The White Tiger: Aravind Adiga

Whilst crying piteously over my broken Kindle and watching TV, a flash of white caught my eye under the television set. Curious, I had a look, and found this paperback tucked nonchalantly between an issue of Ok! from 2008 and a recent edition of the local phone guide – still wrapped in plastic, because seriously who uses those things anymore?

I pulled out the book and nearly didn’t read it because my previous housemate had shit, and I’m being nice here, absolute shit taste in books. I feared it might be one of her abandoned discoveries. But the back blurb seemed interesting, so I popped it in my bag and forgot about it for a week, until I found myself with four hours and nothing to do far from civilization or even a phone signal. There’s Australia for you.

So I sat down and read this book, in its entirety, in one go.

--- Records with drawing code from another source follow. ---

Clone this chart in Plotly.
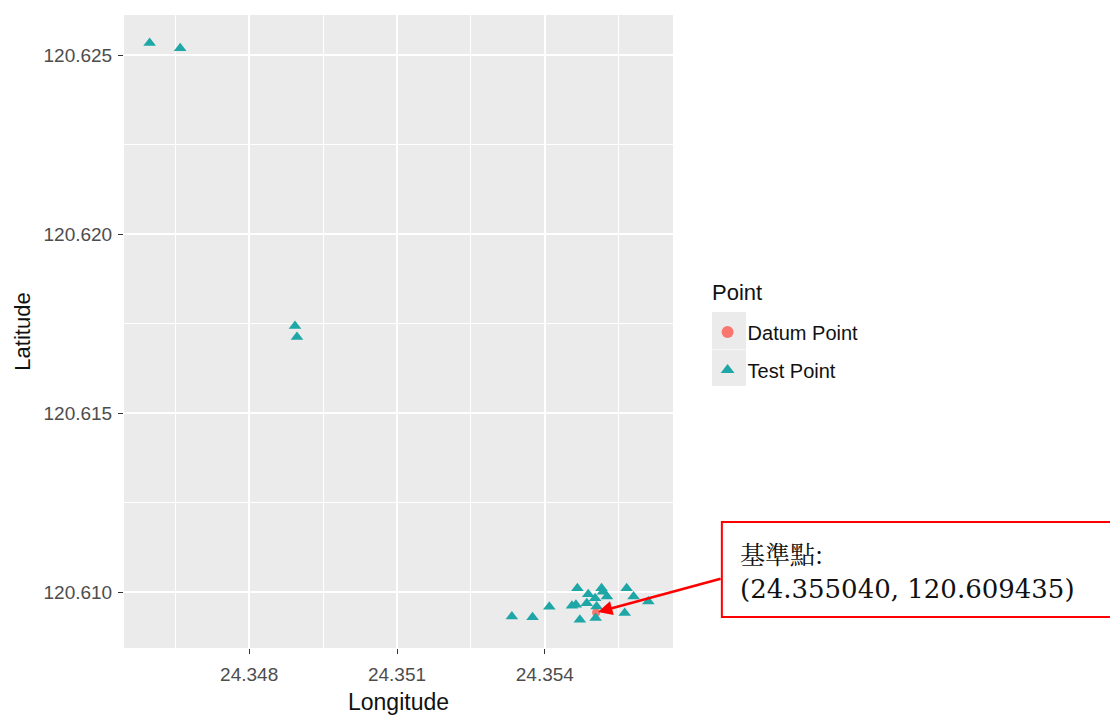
import plotly.graph_objects as go

# Reference (datum) point
datum_lon = [24.355040]
datum_lat = [120.609435]

# Test points
test_lon = [24.34598, 24.34660, 24.34893, 24.34897, 24.35333, 24.35375, 24.35409,
            24.35466, 24.35488, 24.35455, 24.35471, 24.35515, 24.35518, 24.35502,
            24.35526, 24.35485, 24.35505, 24.35503, 24.35566, 24.35580, 24.35610,
            24.35562, 24.35463]
test_lat = [120.62535, 120.62520, 120.61744, 120.61713, 120.60932, 120.60930, 120.60959,
            120.61011, 120.60994, 120.60962, 120.60923, 120.61011, 120.61001, 120.60983,
            120.60988, 120.60969, 120.60960, 120.60928, 120.61011, 120.60988, 120.60974,
            120.60942, 120.60965]

x_ticks = [24.348, 24.351, 24.354]
x_tick_text = ["24.348", "24.351", "24.354"]
y_ticks = [120.610, 120.615, 120.620, 120.625]
y_tick_text = ["120.610", "120.615", "120.620", "120.625"]

label_line1 = "基準點:"
label_line2 = "(24.355040, 120.609435)"

SANS = "Liberation Sans, Arial, sans-serif"

fig = go.Figure()
fig.add_trace(go.Scatter(
    x=datum_lon, y=datum_lat, mode="markers", name="Datum Point",
    legendgroup="datum",
    marker=dict(symbol="circle", size=8, color="#F8766D"),
))
fig.add_trace(go.Scatter(
    x=test_lon, y=test_lat, mode="markers", name="Test Point",
    legendgroup="test",
    marker=dict(symbol="triangle-up", size=11, color="#1FA6A6"),
))

axis_common = dict(
    showgrid=True, gridcolor="white", gridwidth=1.6,
    zeroline=False, showline=False, automargin=False,
    ticks="outside", ticklen=5, tickwidth=1, tickcolor="#333333",
    tickfont=dict(family=SANS, size=19, color="#4D4D4D"),
)

fig.update_xaxes(
    range=[24.34546, 24.35660], tickvals=x_ticks, ticktext=x_tick_text,
    minor=dict(dtick=0.0015, tick0=24.3465, showgrid=True, gridcolor="white",
               gridwidth=0.8, ticks=""),
    ticklabelstandoff=4,
    title=dict(text="Longitude", standoff=10,
               font=dict(family=SANS, size=23, color="#111111")),
    **axis_common,
)
fig.update_yaxes(
    range=[120.60844, 120.62613], tickvals=y_ticks, ticktext=y_tick_text,
    minor=dict(dtick=0.0025, tick0=120.6075, showgrid=True, gridcolor="white",
               gridwidth=0.8, ticks=""),
    ticklabelstandoff=2,
    title=dict(text="Latitude", standoff=6,
               font=dict(family=SANS, size=22, color="#111111")),
    **axis_common,
)

# Grey key backgrounds behind the legend symbols
for y0, y1 in [(0.472, 0.531), (0.414, 0.471)]:
    fig.add_shape(type="rect", xref="paper", yref="paper",
                  x0=1.071, x1=1.133, y0=y0, y1=y1,
                  fillcolor="#EBEBEB", line=dict(width=0), layer="below")

# Legend title
fig.add_annotation(
    xref="paper", yref="paper", x=1.067, y=0.561, xanchor="left", yanchor="middle",
    text="Point", showarrow=False,
    font=dict(family=SANS, size=22, color="#111111"),
)

# Callout box with the datum coordinates
fig.add_shape(type="rect", xref="paper", yref="paper",
              x0=1.089, x1=1.82, y0=0.049, y1=0.199,
              fillcolor="white", line=dict(color="#FF0000", width=2))
fig.add_annotation(
    xref="paper", yref="paper", x=1.118, y=0.124, xanchor="left", yanchor="middle",
    text=(f"<span style='font-family:Noto Serif CJK TC, Noto Sans CJK TC;font-size:25px'>{label_line1}</span>"
          f"<br>{label_line2}"),
    showarrow=False, align="left",
    font=dict(family="DejaVu Serif, serif", size=26, color="#111111"),
)
fig.add_annotation(
    x=datum_lon[0], y=datum_lat[0], xref="x", yref="y",
    ax=126, ay=-34, axref="pixel", ayref="pixel",
    text="", showarrow=True, arrowhead=2, arrowsize=1.1, arrowwidth=2.6,
    arrowcolor="#FF0000", standoff=2,
)

fig.update_layout(
    width=1110, height=716,
    margin=dict(l=124, r=437, t=15, b=68, autoexpand=False),
    paper_bgcolor="white", plot_bgcolor="#EBEBEB",
    showlegend=True,
    legend=dict(
        x=1.063, y=0.53, xanchor="left", yanchor="top",
        title=dict(text=""),
        font=dict(family=SANS, size=20, color="#111111"),
        bgcolor="rgba(0,0,0,0)", tracegroupgap=9, itemsizing="constant",
    ),
)

fig.write_html("out.html")
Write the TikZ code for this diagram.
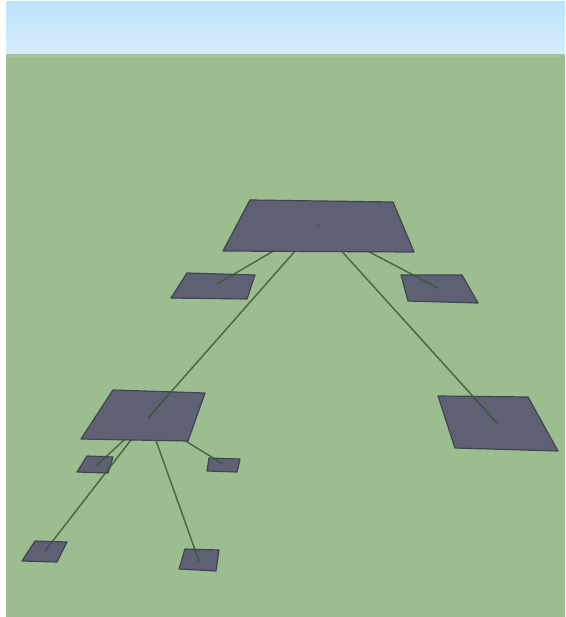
\documentclass[tikz,border=0pt]{standalone}
\usetikzlibrary{calc}
\definecolor{skytop}{RGB}{189,227,251}
\definecolor{skylow}{RGB}{214,237,251}
\definecolor{grass}{RGB}{155,189,143}
\definecolor{padfill}{RGB}{94,97,116}
\definecolor{padedge}{RGB}{66,68,82}
\definecolor{tether}{RGB}{55,84,52}
\tikzset{
  pad/.style={fill=padfill, draw=padedge, line width=1.2pt, line join=round},
  link/.style={draw=tether, line width=1.5pt, opacity=0.8, line cap=round}
}
\begin{document}
\begin{tikzpicture}[x=1pt,y=-1pt]
\useasboundingbox (0,0) rectangle (565,617);
\fill[white] (0,0) rectangle (565,617);
% sky and ground
\shade[top color=skytop, bottom color=skylow] (6,2) rectangle (565,55);
\fill[grass] (6,55) rectangle (565,617);
\fill[grass!85!skylow] (6,54) rectangle (565,57);

% centres of the pads
\coordinate (root) at (318,225);
\coordinate (ls) at (217,284);
\coordinate (rs) at (438,288);
\coordinate (mid) at (148,418);
\coordinate (rb) at (497,423);
\coordinate (ma) at (97,465);
\coordinate (mb) at (223,464);
\coordinate (mc) at (45,551);
\coordinate (md) at (199,561);

% lowest pads
\draw[pad] (35,541) -- (67,542) -- (57,562) -- (22,561) -- cycle;
\draw[pad] (185,549) -- (219,550) -- (216,571) -- (179,569) -- cycle;
\draw[pad] (87,456) -- (113,457) -- (108,473) -- (77,472) -- cycle;
\draw[pad] (209,458) -- (240,459) -- (237,472) -- (207,471) -- cycle;
\draw[link] (mid) -- (mc);
\draw[link] (mid) -- (md);
\draw[link] (mid) -- (ma);
\draw[link] (mid) -- (mb);

% middle pads
\draw[pad] (113,390) -- (205,393) -- (188,441) -- (81,439) -- cycle;
\draw[pad] (438,396) -- (528,397) -- (558,451) -- (455,448) -- cycle;
\draw[pad] (187,273) -- (255,275) -- (247,299) -- (171,298) -- cycle;
\draw[pad] (401,275) -- (462,275) -- (478,303) -- (408,301) -- cycle;
\draw[link] (root) -- (mid);
\draw[link] (root) -- (rb);
\draw[link] (root) -- (ls);
\draw[link] (root) -- (rs);

% top pad
\draw[pad] (250,200) -- (393,202) -- (414,252) -- (223,251) -- cycle;
\fill[padedge] (root) circle (0.8);
\end{tikzpicture}
\end{document}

I should really invent my own clever rating system for things. Then I wouldn’t even have to write things, I could just assign a score of number of hamburgers or whatever to a book and then you would know how I felt about it.

Until then, though, you’ll have to put up with my red-wine hungover attempts at describing things.

So, Aravind Adiga a) has a cool name and b) wrote a pretty good book. It was like, clever and stuff. And was a really extremely fascinating glimpse into life in India, and the caste system, and corruption, which is all really interesting if a bit grim. It was also a really quick, easy read. It was like a tasty fluff book that you read on the beach and immediately forget about, except it dealt with interesting topics instead of the usual boring heartbreak-tragedy-shit.

I would say that if you came across this book in a used bookstore or a charity shop (or chilling out under your tv) definitely read it. I would pay money to read this book, although not a lot. Maybe like up to $8? Because at the end of the day, no matter how interesting it was, and how many topics it discussed, it felt a bit fluffy and glossy and overpolished, although it did get pretty gritty. Especially the dead body stuff. It did win a Man Booker prize as well, so that’s cool. Well done Adiga.